**What you need to do**
Make an exact transcription of the material, leaving out all images.

**Recorded data**
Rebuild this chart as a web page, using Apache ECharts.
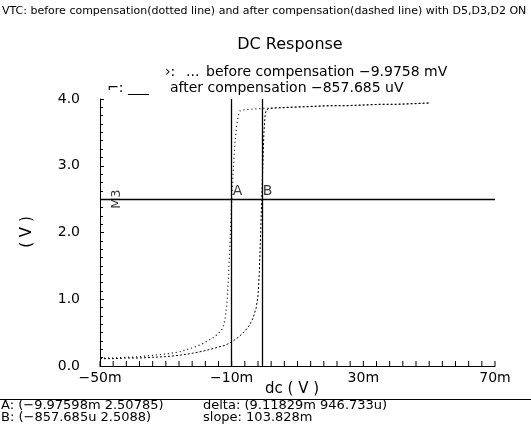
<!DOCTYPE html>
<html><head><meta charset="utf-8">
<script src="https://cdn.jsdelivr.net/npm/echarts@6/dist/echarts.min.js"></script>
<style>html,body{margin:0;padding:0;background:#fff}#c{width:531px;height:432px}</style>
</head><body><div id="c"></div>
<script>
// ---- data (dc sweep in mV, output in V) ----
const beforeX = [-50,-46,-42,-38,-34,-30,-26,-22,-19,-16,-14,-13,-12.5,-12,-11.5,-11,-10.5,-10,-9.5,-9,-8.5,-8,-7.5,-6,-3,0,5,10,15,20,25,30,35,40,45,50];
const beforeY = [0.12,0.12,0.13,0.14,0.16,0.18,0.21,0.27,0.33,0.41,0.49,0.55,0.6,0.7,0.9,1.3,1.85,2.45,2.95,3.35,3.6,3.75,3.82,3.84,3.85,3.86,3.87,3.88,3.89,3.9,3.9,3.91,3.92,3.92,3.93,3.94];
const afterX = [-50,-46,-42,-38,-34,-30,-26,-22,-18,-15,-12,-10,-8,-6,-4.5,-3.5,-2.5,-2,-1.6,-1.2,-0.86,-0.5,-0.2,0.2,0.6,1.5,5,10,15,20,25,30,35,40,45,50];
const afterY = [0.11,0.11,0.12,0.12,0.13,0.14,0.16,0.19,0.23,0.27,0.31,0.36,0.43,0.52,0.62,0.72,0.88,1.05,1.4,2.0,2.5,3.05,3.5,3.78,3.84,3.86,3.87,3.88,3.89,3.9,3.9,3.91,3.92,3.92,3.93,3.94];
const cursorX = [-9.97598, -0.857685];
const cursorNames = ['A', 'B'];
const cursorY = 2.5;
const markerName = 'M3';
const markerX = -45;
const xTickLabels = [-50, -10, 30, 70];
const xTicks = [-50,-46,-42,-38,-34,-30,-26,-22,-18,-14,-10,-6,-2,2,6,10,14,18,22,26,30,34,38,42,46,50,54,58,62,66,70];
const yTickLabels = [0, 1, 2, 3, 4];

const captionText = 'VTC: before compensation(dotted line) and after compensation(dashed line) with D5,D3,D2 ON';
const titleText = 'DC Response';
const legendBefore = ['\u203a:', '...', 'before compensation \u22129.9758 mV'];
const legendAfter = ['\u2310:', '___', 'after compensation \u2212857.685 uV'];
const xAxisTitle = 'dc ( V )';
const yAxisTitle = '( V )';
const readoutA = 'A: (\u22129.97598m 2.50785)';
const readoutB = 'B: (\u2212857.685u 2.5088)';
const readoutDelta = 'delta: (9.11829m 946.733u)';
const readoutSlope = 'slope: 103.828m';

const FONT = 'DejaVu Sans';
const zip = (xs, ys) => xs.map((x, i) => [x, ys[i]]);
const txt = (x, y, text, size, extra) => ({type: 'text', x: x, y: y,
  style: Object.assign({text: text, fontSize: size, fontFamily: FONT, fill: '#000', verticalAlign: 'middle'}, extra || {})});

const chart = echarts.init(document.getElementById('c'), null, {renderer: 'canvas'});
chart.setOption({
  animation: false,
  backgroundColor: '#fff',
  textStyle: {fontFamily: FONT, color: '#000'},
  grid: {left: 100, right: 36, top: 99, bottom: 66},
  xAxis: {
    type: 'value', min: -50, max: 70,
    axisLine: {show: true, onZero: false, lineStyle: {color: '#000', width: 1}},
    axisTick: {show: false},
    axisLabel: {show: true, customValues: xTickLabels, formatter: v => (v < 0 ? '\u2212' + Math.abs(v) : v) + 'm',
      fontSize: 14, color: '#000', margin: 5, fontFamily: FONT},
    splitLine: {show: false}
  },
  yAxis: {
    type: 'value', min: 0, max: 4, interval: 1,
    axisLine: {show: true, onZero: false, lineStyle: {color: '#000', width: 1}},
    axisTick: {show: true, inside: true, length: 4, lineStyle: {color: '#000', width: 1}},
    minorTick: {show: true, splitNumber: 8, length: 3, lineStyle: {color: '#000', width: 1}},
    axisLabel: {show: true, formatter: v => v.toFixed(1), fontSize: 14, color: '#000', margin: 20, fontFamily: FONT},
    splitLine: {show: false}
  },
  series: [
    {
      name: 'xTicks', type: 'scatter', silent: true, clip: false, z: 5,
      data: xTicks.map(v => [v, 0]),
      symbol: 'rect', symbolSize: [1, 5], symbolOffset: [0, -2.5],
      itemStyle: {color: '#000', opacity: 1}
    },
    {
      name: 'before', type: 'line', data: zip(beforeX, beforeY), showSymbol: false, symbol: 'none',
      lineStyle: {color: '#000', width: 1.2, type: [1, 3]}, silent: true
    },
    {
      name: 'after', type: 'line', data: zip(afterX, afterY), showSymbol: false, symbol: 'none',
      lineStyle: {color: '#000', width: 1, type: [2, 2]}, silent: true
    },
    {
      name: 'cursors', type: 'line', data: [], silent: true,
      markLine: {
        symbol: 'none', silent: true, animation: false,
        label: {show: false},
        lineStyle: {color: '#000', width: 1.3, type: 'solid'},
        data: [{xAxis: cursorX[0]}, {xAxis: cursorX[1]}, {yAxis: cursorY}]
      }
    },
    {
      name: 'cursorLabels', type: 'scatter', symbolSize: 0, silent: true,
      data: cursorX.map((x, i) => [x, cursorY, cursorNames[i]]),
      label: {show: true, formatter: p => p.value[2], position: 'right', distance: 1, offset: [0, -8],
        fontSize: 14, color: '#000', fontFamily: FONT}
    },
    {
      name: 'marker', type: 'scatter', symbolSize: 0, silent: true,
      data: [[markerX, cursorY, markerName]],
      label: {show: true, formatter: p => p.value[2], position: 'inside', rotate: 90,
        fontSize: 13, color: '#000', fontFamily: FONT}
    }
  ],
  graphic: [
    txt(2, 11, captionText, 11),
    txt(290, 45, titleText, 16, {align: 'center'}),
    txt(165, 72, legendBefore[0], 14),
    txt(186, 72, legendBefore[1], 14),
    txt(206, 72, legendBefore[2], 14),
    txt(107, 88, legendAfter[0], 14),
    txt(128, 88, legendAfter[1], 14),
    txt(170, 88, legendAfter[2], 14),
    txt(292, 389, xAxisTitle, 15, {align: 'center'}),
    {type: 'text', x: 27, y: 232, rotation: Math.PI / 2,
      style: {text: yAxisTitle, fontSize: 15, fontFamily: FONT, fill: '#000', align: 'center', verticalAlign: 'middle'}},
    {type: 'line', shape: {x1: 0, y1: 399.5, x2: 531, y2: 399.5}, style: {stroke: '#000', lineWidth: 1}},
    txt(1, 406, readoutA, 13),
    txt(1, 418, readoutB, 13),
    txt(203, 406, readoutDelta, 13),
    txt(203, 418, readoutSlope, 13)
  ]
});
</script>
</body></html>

**Result of the task**
Rebuild this chart as a web page, using Apache ECharts.
<!DOCTYPE html>
<html><head><meta charset="utf-8">
<script src="https://cdn.jsdelivr.net/npm/echarts@6/dist/echarts.min.js"></script>
<style>html,body{margin:0;padding:0;background:#fff}#c{width:531px;height:432px}</style>
</head><body><div id="c"></div>
<script>
// ---- data (dc sweep in mV, output in V) ----
const beforeX = [-50,-46,-42,-38,-34,-30,-26,-22,-19,-16,-14,-13,-12.5,-12,-11.5,-11,-10.5,-10,-9.5,-9,-8.5,-8,-7.5,-6,-3,0,5,10,15,20,25,30,35,40,45,50];
const beforeY = [0.12,0.12,0.13,0.14,0.16,0.18,0.21,0.27,0.33,0.41,0.49,0.55,0.6,0.7,0.9,1.3,1.85,2.45,2.95,3.35,3.6,3.75,3.82,3.84,3.85,3.86,3.87,3.88,3.89,3.9,3.9,3.91,3.92,3.92,3.93,3.94];
const afterX = [-50,-46,-42,-38,-34,-30,-26,-22,-18,-15,-12,-10,-8,-6,-4.5,-3.5,-2.5,-2,-1.6,-1.2,-0.86,-0.5,-0.2,0.2,0.6,1.5,5,10,15,20,25,30,35,40,45,50];
const afterY = [0.11,0.11,0.12,0.12,0.13,0.14,0.16,0.19,0.23,0.27,0.31,0.36,0.43,0.52,0.62,0.72,0.88,1.05,1.4,2.0,2.5,3.05,3.5,3.78,3.84,3.86,3.87,3.88,3.89,3.9,3.9,3.91,3.92,3.92,3.93,3.94];
const cursorX = [-9.97598, -0.857685];
const cursorNames = ['A', 'B'];
const cursorY = 2.5;
const markerName = 'M3';
const markerX = -45;
const xTickLabels = [-50, -10, 30, 70];
const xTicks = [-50,-46,-42,-38,-34,-30,-26,-22,-18,-14,-10,-6,-2,2,6,10,14,18,22,26,30,34,38,42,46,50,54,58,62,66,70];
const yTickLabels = [0, 1, 2, 3, 4];

const captionText = 'VTC: before compensation(dotted line) and after compensation(dashed line) with D5,D3,D2 ON';
const titleText = 'DC Response';
const legendBefore = ['\u203a:', '...', 'before compensation \u22129.9758 mV'];
const legendAfter = ['\u2310:', '___', 'after compensation \u2212857.685 uV'];
const xAxisTitle = 'dc ( V )';
const yAxisTitle = '( V )';
const readoutA = 'A: (\u22129.97598m 2.50785)';
const readoutB = 'B: (\u2212857.685u 2.5088)';
const readoutDelta = 'delta: (9.11829m 946.733u)';
const readoutSlope = 'slope: 103.828m';

const FONT = 'DejaVu Sans';
const zip = (xs, ys) => xs.map((x, i) => [x, ys[i]]);
const txt = (x, y, text, size, extra) => ({type: 'text', x: x, y: y,
  style: Object.assign({text: text, fontSize: size, fontFamily: FONT, fill: '#000', verticalAlign: 'middle'}, extra || {})});

const chart = echarts.init(document.getElementById('c'), null, {renderer: 'canvas'});
chart.setOption({
  animation: false,
  backgroundColor: '#fff',
  textStyle: {fontFamily: FONT, color: '#000'},
  grid: {left: 100, right: 36, top: 99, bottom: 66},
  xAxis: {
    type: 'value', min: -50, max: 70,
    axisLine: {show: true, onZero: false, lineStyle: {color: '#000', width: 1}},
    axisTick: {show: false},
    axisLabel: {show: true, customValues: xTickLabels, formatter: v => (v < 0 ? '\u2212' + Math.abs(v) : v) + 'm',
      fontSize: 14, color: '#000', margin: 5, fontFamily: FONT},
    splitLine: {show: false}
  },
  yAxis: {
    type: 'value', min: 0, max: 4, interval: 1,
    axisLine: {show: true, onZero: false, lineStyle: {color: '#000', width: 1}},
    axisTick: {show: true, inside: true, length: 4, lineStyle: {color: '#000', width: 1}},
    minorTick: {show: true, splitNumber: 8, length: 3, lineStyle: {color: '#000', width: 1}},
    axisLabel: {show: true, formatter: v => v.toFixed(1), fontSize: 14, color: '#000', margin: 20, fontFamily: FONT},
    splitLine: {show: false}
  },
  series: [
    {
      name: 'xTicks', type: 'scatter', silent: true, clip: false, z: 5,
      data: xTicks.map(v => [v, 0]),
      symbol: 'rect', symbolSize: [1, 5], symbolOffset: [0, -2.5],
      itemStyle: {color: '#000', opacity: 1}
    },
    {
      name: 'before', type: 'line', data: zip(beforeX, beforeY), showSymbol: false, symbol: 'none',
      lineStyle: {color: '#000', width: 1.2, type: [1, 3]}, silent: true
    },
    {
      name: 'after', type: 'line', data: zip(afterX, afterY), showSymbol: false, symbol: 'none',
      lineStyle: {color: '#000', width: 1, type: [2, 2]}, silent: true
    },
    {
      name: 'cursors', type: 'line', data: [], silent: true,
      markLine: {
        symbol: 'none', silent: true, animation: false,
        label: {show: false},
        lineStyle: {color: '#000', width: 1.3, type: 'solid'},
        data: [{xAxis: cursorX[0]}, {xAxis: cursorX[1]}, {yAxis: cursorY}]
      }
    },
    {
      name: 'cursorLabels', type: 'scatter', symbolSize: 0, silent: true,
      data: cursorX.map((x, i) => [x, cursorY, cursorNames[i]]),
      label: {show: true, formatter: p => p.value[2], position: 'right', distance: 1, offset: [0, -8],
        fontSize: 14, color: '#000', fontFamily: FONT}
    },
    {
      name: 'marker', type: 'scatter', symbolSize: 0, silent: true,
      data: [[markerX, cursorY, markerName]],
      label: {show: true, formatter: p => p.value[2], position: 'inside', rotate: 90,
        fontSize: 13, color: '#000', fontFamily: FONT}
    }
  ],
  graphic: [
    txt(2, 11, captionText, 11),
    txt(290, 45, titleText, 16, {align: 'center'}),
    txt(165, 72, legendBefore[0], 14),
    txt(186, 72, legendBefore[1], 14),
    txt(206, 72, legendBefore[2], 14),
    txt(107, 88, legendAfter[0], 14),
    txt(128, 88, legendAfter[1], 14),
    txt(170, 88, legendAfter[2], 14),
    txt(292, 389, xAxisTitle, 15, {align: 'center'}),
    {type: 'text', x: 27, y: 232, rotation: Math.PI / 2,
      style: {text: yAxisTitle, fontSize: 15, fontFamily: FONT, fill: '#000', align: 'center', verticalAlign: 'middle'}},
    {type: 'line', shape: {x1: 0, y1: 399.5, x2: 531, y2: 399.5}, style: {stroke: '#000', lineWidth: 1}},
    txt(1, 406, readoutA, 13),
    txt(1, 418, readoutB, 13),
    txt(203, 406, readoutDelta, 13),
    txt(203, 418, readoutSlope, 13)
  ]
});
</script>
</body></html>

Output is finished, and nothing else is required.